The proposed schedule for all APS high schools is as follows:
Monday: 1st, 3rd, 5th, 7th periods
Tuesday: 2nd, 4th, 5th, 6th periods
Wednesday: 1st, 3rd, 5th, 7th periods
Thursday: 2nd, 4th, 5th, 6th periods
Friday: all seven periods

Each school would be allowed to determine what classes are offered during fifth period, which meets daily, but most principals have agreed the time would be used for remediation or subjects such as algebra or foreign languages that benefit from meeting every day.

Friday and fifth-period classes will be about 50-minutes long. All other classes will be about 100-minutes. Research shows that extended class periods allow teachers to engage students in more interactive learning such as projects, labs and experiments.
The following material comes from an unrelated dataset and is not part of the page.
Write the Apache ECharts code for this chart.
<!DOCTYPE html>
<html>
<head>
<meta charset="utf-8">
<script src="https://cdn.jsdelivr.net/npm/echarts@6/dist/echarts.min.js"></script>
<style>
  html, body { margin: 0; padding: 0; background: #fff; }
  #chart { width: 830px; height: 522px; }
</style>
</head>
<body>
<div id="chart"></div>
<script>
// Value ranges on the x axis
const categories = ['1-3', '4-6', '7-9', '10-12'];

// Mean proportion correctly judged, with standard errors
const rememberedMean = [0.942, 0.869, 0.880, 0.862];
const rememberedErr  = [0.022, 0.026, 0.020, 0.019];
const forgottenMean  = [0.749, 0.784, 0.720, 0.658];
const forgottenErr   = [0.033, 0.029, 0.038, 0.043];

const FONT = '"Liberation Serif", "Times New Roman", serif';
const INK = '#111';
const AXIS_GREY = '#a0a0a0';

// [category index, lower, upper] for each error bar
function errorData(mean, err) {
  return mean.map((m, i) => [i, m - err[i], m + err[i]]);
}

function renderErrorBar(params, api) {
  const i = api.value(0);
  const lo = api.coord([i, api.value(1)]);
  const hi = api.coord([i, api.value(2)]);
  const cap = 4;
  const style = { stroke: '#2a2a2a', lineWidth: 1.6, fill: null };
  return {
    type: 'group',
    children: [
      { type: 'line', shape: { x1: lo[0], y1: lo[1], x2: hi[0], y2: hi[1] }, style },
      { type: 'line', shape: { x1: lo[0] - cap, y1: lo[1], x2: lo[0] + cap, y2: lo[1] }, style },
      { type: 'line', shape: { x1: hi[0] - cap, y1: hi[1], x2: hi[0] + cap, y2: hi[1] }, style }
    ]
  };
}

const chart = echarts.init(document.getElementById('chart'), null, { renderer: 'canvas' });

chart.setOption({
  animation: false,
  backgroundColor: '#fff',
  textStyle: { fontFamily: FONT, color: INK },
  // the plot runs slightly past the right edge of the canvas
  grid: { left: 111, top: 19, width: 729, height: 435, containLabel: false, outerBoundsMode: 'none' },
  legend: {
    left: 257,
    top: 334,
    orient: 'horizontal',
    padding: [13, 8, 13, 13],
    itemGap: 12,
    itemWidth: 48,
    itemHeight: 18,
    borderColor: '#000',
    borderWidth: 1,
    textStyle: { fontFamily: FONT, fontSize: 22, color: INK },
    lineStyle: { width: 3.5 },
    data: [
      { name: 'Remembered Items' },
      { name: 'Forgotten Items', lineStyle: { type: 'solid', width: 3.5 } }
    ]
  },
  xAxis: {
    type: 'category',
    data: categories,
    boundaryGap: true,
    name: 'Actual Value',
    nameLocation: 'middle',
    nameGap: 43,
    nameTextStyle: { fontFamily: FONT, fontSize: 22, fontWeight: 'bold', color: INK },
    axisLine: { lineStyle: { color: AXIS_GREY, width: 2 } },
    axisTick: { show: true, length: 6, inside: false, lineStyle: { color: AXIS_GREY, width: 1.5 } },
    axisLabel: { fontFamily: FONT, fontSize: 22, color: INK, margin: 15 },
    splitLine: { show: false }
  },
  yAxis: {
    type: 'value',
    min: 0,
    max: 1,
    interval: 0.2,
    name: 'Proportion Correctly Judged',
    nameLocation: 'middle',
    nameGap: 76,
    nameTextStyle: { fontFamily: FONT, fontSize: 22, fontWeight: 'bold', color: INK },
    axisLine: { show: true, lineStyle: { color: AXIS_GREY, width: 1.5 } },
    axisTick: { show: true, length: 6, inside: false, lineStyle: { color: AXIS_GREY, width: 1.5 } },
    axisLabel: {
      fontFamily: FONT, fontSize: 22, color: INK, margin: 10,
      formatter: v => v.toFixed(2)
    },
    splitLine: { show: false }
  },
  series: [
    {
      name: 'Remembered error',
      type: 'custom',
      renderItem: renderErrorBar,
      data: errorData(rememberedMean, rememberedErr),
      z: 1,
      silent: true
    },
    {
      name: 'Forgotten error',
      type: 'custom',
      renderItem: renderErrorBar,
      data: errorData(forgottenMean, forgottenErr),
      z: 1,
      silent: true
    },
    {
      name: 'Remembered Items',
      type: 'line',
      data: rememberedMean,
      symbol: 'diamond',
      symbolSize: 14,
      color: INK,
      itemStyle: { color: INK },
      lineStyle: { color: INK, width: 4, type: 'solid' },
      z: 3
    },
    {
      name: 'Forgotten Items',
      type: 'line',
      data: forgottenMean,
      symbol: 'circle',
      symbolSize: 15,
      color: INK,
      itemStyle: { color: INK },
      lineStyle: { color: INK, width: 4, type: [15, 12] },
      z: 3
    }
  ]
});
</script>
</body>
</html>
Other benefits of block scheduling include a reduction of instructional time spent on classroom administration such as attendance; greater continuity of lessons; and improved discipline due to the reduced number of class changes.
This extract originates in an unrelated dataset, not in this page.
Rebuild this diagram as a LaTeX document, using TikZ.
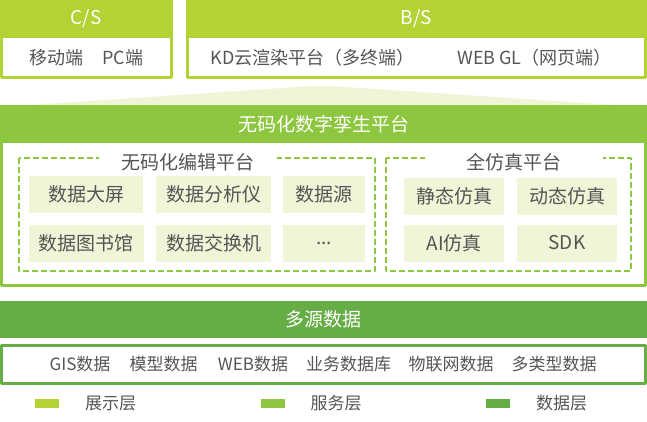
\documentclass[tikz,border=0pt]{standalone}
\usepackage{fontspec}
\setmainfont{Noto Sans CJK SC}
\definecolor{zhanshi}{HTML}{B3D233}
\definecolor{fuwu}{HTML}{8DC63F}
\definecolor{shuju}{HTML}{66AD45}
\definecolor{qian}{HTML}{EFF5D7}
\definecolor{wenzi}{HTML}{555555}
\begin{document}
\begin{tikzpicture}[x=1pt, y=-1pt, line join=round,
    head/.style={text=white, font=\fontsize{19}{22}\selectfont, inner sep=0pt},
    item/.style={text=wenzi, font=\fontsize{18}{22}\selectfont, inner sep=0pt},
    small/.style={text=wenzi, font=\fontsize{17}{20}\selectfont, inner sep=0pt},
    cell/.style={fill=qian, text=wenzi, font=\fontsize{19}{22}\selectfont, minimum height=37pt, inner sep=0pt},
    kuang/.style={draw=#1, line width=2.6pt},
    xuxian/.style={draw=fuwu, line width=2pt, dash pattern=on 6pt off 3pt},
    biaoti/.style={fill=white, text=wenzi, font=\fontsize{19}{22}\selectfont, minimum width=178pt, minimum height=16pt, inner sep=0pt}]
    \useasboundingbox (0,0) rectangle (647,422);
    \fill[qian] (30,105) -- (312,86) -- (330,86) -- (615,105) -- cycle;
    \fill[zhanshi] (0,0) rectangle (172.5,38);
    \draw[kuang=zhanshi] (1.3,37) rectangle (171.2,77.7);
    \fill[zhanshi] (186,0) rectangle (647,38);
    \draw[kuang=zhanshi] (187.3,37) rectangle (645.7,77.7);
    \node[head] (cs) at (86,19) {C/S};
    \node[head] (bs) at (416.5,19) {B/S};
    \node[item] (yidong) at (56,58) {移动端};
    \node[item] (pc) at (123,58) {PC端};
    \node[item] (kd) at (312.5,58) {KD云渲染平台（多终端）};
    \node[item] (webgl) at (534.5,58) {WEB GL（网页端）};
    \fill[fuwu] (0,105) rectangle (647,143);
    \draw[kuang=fuwu] (1.3,142) rectangle (645.7,285.7);
    \node[head] (pingtai) at (323.5,124.5) {无码化数字孪生平台};
    \draw[xuxian] (18.5,158) rectangle (374.5,271);
    \draw[xuxian] (386,158) rectangle (630.5,271);
    \node[biaoti] (bianji) at (188,162) {无码化编辑平台};
    \node[biaoti] (fangzhen) at (513.5,162) {全仿真平台};
    \foreach \n/\x/\y/\w/\t in {dp/86/194.4/114/数据大屏, fx/213.5/194.4/115/数据分析仪, ly/324/194.4/82/数据源,
        tsg/86/243.4/115/数据图书馆, jh/213.5/243.4/115/数据交换机,
        jt/454/196.5/100/静态仿真, dt/567/196.5/100/动态仿真, ai/454/243/100/AI仿真, sdk/567/243/100/SDK}
        \node[cell, minimum width=\w] (\n) at (\x,\y) {\t};
    \node[cell, minimum width=82] (gd) at (324,243.4) {...};
    \fill[shuju] (0,301) rectangle (647,338);
    \draw[kuang=shuju] (1.3,345.3) rectangle (645.7,383.3);
    \node[head] (duoyuan) at (323.5,319.5) {多源数据};
    \foreach \n/\x/\t in {gis/80/GIS数据, mx/163.5/模型数据, web/253/WEB数据, yw/348.5/业务数据库, wl/451/物联网数据, dlx/554/多类型数据}
        \node[small] (\n) at (\x,364.5) {\t};
    \foreach \n/\x/\c/\t in {zs/47/zhanshi/展示层, fw/272.5/fuwu/服务层, sj/498/shuju/数据层}{
        \fill[\c] (\x-12,399) rectangle (\x+12,408);
        \node[small] (\n) at (\x+63.5,403.5) {\t};
    }
\end{tikzpicture}
\end{document}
The proposed schedule has seven periods, which will benefit incoming freshmen who are required by the state to earn 24 credits to graduate, one more than current high school students. The seven-period day also allows for more remediation and electives than the six-period schedule that some APS high schools now have in place.
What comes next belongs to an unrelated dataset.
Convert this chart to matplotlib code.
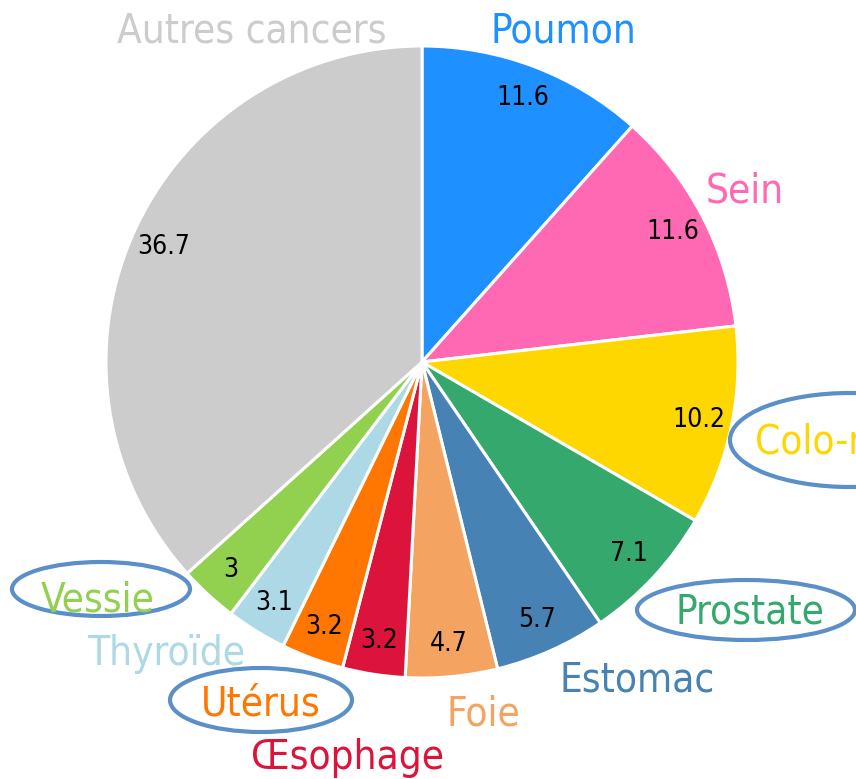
import matplotlib.pyplot as plt
from matplotlib.patches import Ellipse

# Répartition des cancers (%)
categories = ["Poumon", "Sein", "Colo-rectum", "Prostate", "Estomac", "Foie",
              "Œsophage", "Utérus", "Thyroïde", "Vessie", "Autres cancers"]
values = [11.6, 11.6, 10.2, 7.1, 5.7, 4.7, 3.2, 3.2, 3.1, 3, 36.7]
colors = ["#1E90FF", "#FF69B4", "#FFD700", "#35A86E", "#4682B4", "#F4A460",
          "#DC143C", "#FF7700", "#ADD8E6", "#92D050", "#CCCCCC"]

# labels entourés
circled = ["Colo-rectum", "Prostate", "Utérus", "Vessie"]

W, H = 856, 779

# position des étiquettes (x, y en pixels depuis le haut) et alignement
label_pos = {
    "Poumon": (563, 31, "center"),
    "Sein": (745, 191, "center"),
    "Colo-rectum": (755, 442, "left"),
    "Prostate": (750, 613, "center"),
    "Estomac": (637, 681, "center"),
    "Foie": (483, 714, "center"),
    "Œsophage": (348, 758, "center"),
    "Utérus": (261, 704, "center"),
    "Thyroïde": (166, 654, "center"),
    "Vessie": (98, 601, "center"),
    "Autres cancers": (252, 31, "center"),
}
# ellipses: centre x, centre y, largeur, hauteur
ellipses = {
    "Colo-rectum": (850, 440, 240, 94),
    "Prostate": (746, 610, 218, 60),
    "Utérus": (261, 700, 182, 64),
    "Vessie": (101, 589, 178, 54),
}

plt.rcParams['font.family'] = ['DejaVu Sans']

fig = plt.figure(figsize=(W / 100, H / 100), dpi=100)
ax = fig.add_axes([0, 0, 1, 1])

total = sum(values)

def fmt(pct):
    return "{:g}".format(round(pct * total / 100, 1))

wedges, texts, autotexts = ax.pie(
    values, colors=colors, startangle=90, counterclock=False,
    center=(422, H - 362), radius=316, frame=True,
    autopct=fmt, pctdistance=0.895,
    wedgeprops=dict(edgecolor="white", linewidth=2.2),
    textprops=dict(fontsize=19, color="black", fontstretch="condensed"))

for cat, col in zip(categories, colors):
    x, y, ha = label_pos[cat]
    ax.text(x, H - y, cat, color=col, fontsize=29, ha=ha, va="center",
            fontstretch="condensed")

for cat in circled:
    cx, cy, w, h = ellipses[cat]
    ax.add_patch(Ellipse((cx, H - cy), w, h, fill=False,
                         edgecolor="#5B8FC7", linewidth=3))

ax.set_xlim(0, W)
ax.set_ylim(0, H)
ax.axis("off")

fig.savefig("out.png", dpi=100)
The new schedule will provide teachers with individual planning periods as well as collaboration time with others teaching the same subjects.

Superintendent Brooks and APS leaders also want to standardize the schedule for all high schools so that students can transfer from one school to another without losing credits.

Currently, seven APS high schools: Atrisco Heritage Academy, Cibola, Highland, Rio Grande, Valley, Volcano Vista and West Mesa--are on some version of a block schedule in which classes meet every other day. Four high schools: Del Norte, La Cueva, Manzano and Sandia--are on traditional schedules with six periods a day. Two APS schools, Albuquerque High and Eldorado, follow a modified block schedule that has six periods three days a week and three periods two days a week.

"One of our goals is to make it easier for students to transfer between schools, but more importantly we want to implement a schedule that meets the needs of all types of students and learning," said APS Chief Academic Officer Linda Sink.

Sink noted that area high schools have been discussing block schedules with their communities for the past year.

The Union/APS Block Schedule Task Force, made up of teachers and principals, is meeting with APS administrators this week to discuss the proposed schedule and will make a recommendation to high school principals next week.


P.S.: That last sentence was news to me. I didn't even know there was a "Union/APS Block Schedule Task Force". That's not surprising, there's so, so very much I don't know. What's surprising is that my school has been trying to create a new block schedule for weeks...coulda used a "Union/APS Block Schedule Task Force" we could. Woulda come in right handy. A "Task Force" and all. Right up the alley of what we've been trying do, block scheduling and what not. Might have been nice to have been invited to such a "Task Force", if you must know. Quite nice. Empowering even.